This paper presents the barite sagging phenomenon of four OBM systems having the same density, but different rheology properties. The investigations of barite sagging is based on dynamic sagging and viscoelasticity testing. The viscoelastic properties related to gel formation of the drilling fluids were investigated under amplitude and frequency sweeps.
The study also tries to correlate the results obtained from dynamic sag with the dynamic viscoelastic properties of the drilling fluid and standard API rheology parameters.

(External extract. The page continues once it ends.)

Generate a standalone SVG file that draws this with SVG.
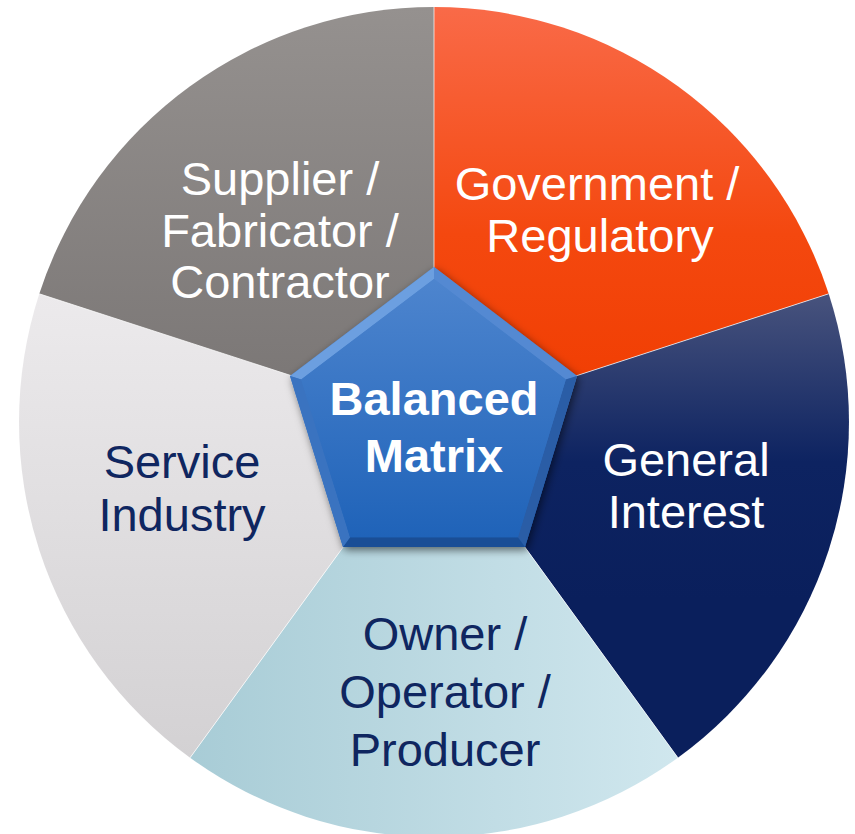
<svg xmlns="http://www.w3.org/2000/svg" width="855" height="834" viewBox="0 0 855 834">
<defs>
<linearGradient id="gGov" gradientUnits="userSpaceOnUse" x1="0" y1="7" x2="0" y2="420"><stop offset="0" stop-color="#f96a48"/><stop offset="0.55" stop-color="#f4480f"/><stop offset="1" stop-color="#f03c00"/></linearGradient>
<linearGradient id="gSup" gradientUnits="userSpaceOnUse" x1="0" y1="7" x2="0" y2="400"><stop offset="0" stop-color="#95918f"/><stop offset="1" stop-color="#7a7675"/></linearGradient>
<linearGradient id="gSer" gradientUnits="userSpaceOnUse" x1="0" y1="294" x2="0" y2="758"><stop offset="0" stop-color="#eceaec"/><stop offset="1" stop-color="#d3d1d3"/></linearGradient>
<linearGradient id="gOwn" gradientUnits="userSpaceOnUse" x1="190" y1="0" x2="678" y2="0"><stop offset="0" stop-color="#a8ccd6"/><stop offset="1" stop-color="#d0e7ee"/></linearGradient>
<linearGradient id="gGen" gradientUnits="userSpaceOnUse" x1="0" y1="294" x2="0" y2="600"><stop offset="0" stop-color="#48537d"/><stop offset="0.55" stop-color="#0d2361"/><stop offset="1" stop-color="#0a1f5c"/></linearGradient>
<linearGradient id="gPent" gradientUnits="userSpaceOnUse" x1="0" y1="270" x2="0" y2="545"><stop offset="0" stop-color="#4f86cf"/><stop offset="1" stop-color="#1e62b8"/></linearGradient>
<filter id="sh" x="-20%" y="-20%" width="140%" height="140%"><feDropShadow dx="2" dy="3" stdDeviation="4" flood-color="#000" flood-opacity="0.55"/></filter>
<style>
.lbl{font-family:"Liberation Sans",Arial,sans-serif;font-size:47px;text-anchor:middle}
.w{fill:#ffffff}
.n{fill:#0f2660}
.sep{stroke:#ffffff;stroke-width:1;stroke-opacity:0.7;fill:none}
.ctr{font-family:"Liberation Sans",Arial,sans-serif;font-size:47px;font-weight:bold;fill:#ffffff;text-anchor:middle}
</style>
</defs>
<g id="gov">
<path d="M434,422 L434,7 A415,415 0 0 1 828.7,293.8 Z" fill="url(#gGov)"/>
<text class="lbl w" x="597" y="200">Government /</text>
<text class="lbl w" x="600" y="252">Regulatory</text>
</g>
<g id="general">
<path d="M434,422 L828.7,293.8 A415,415 0 0 1 677.9,757.7 Z" fill="url(#gGen)"/>
<text class="lbl w" x="686" y="476">General</text>
<text class="lbl w" x="686" y="528">Interest</text>
</g>
<g id="owner">
<path d="M434,422 L677.9,757.7 A415,415 0 0 1 190.1,757.7 Z" fill="url(#gOwn)"/>
<text class="lbl n" x="445" y="650">Owner /</text>
<text class="lbl n" x="445" y="708">Operator /</text>
<text class="lbl n" x="445" y="766">Producer</text>
</g>
<g id="service">
<path d="M434,422 L190.1,757.7 A415,415 0 0 1 39.3,293.8 Z" fill="url(#gSer)"/>
<text class="lbl n" x="182" y="478">Service</text>
<text class="lbl n" x="182" y="531">Industry</text>
</g>
<g id="supplier">
<path d="M434,422 L39.3,293.8 A415,415 0 0 1 434,7 Z" fill="url(#gSup)"/>
<text class="lbl w" x="280" y="195">Supplier /</text>
<text class="lbl w" x="280" y="247">Fabricator /</text>
<text class="lbl w" x="280" y="298">Contractor</text>
</g>
<g id="connectors">
<line class="sep" x1="434" y1="422" x2="434" y2="7"/>
<line class="sep" x1="434" y1="422" x2="828.7" y2="293.8"/>
<line class="sep" x1="434" y1="422" x2="677.9" y2="757.7"/>
<line class="sep" x1="434" y1="422" x2="190.1" y2="757.7"/>
<line class="sep" x1="434" y1="422" x2="39.3" y2="293.8"/>
</g>
<g id="center">
<polygon points="434,267 577,376 525,547 343,547 290,376" fill="url(#gPent)" filter="url(#sh)"/>
<polygon points="290,376 434,267 434,279 301.2,379.6" fill="#6c9fe0"/>
<polygon points="434,267 577,376 565.8,379.6 434,279" fill="#5489d2"/>
<polygon points="577,376 525,547 517.9,537.3 565.8,379.6" fill="#2a5da6"/>
<polygon points="525,547 343,547 350.1,537.3 517.9,537.3" fill="#1a4e96"/>
<polygon points="343,547 290,376 301.2,379.6 350.1,537.3" fill="#3a73c0"/>
<polygon points="434,279 565.8,379.6 517.9,537.3 350.1,537.3 301.2,379.6" fill="url(#gPent)"/>
<text class="ctr" x="434" y="415">Balanced</text>
<text class="ctr" x="434" y="472">Matrix</text>
</g>
</svg>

The results show that as the oil water ratio increases the drilling fluid rheology parameters such as lower shear yield stress (LSYS), yield stress (YS) and plastic viscosity (PV) parameters also increases. In addition, the viscoelastic loss and storage modulus decrease. From the viscoelasticity study, except for 90:10 OWR, it is observed that as the oil water ratio increase, the yield stress and the flow point also increases. The 90:10 OBM shows no viscoelasticity behavior.
Comparing the extreme 60:40 and 90:10 OBMs (i.e. as OWR increase), the experimental result shows that the sagging index increases by 9%. The dynamic sagging factor decreases as the ratio of storage modulus to loss modulus increases (i.e. as OWR decrease).
Except for high viscosity and hydraulics, the overall analysis of drilling fluids shows that the 60:40 OWR is the better in terms of sagging, filtrate loss and hole cleaning performance.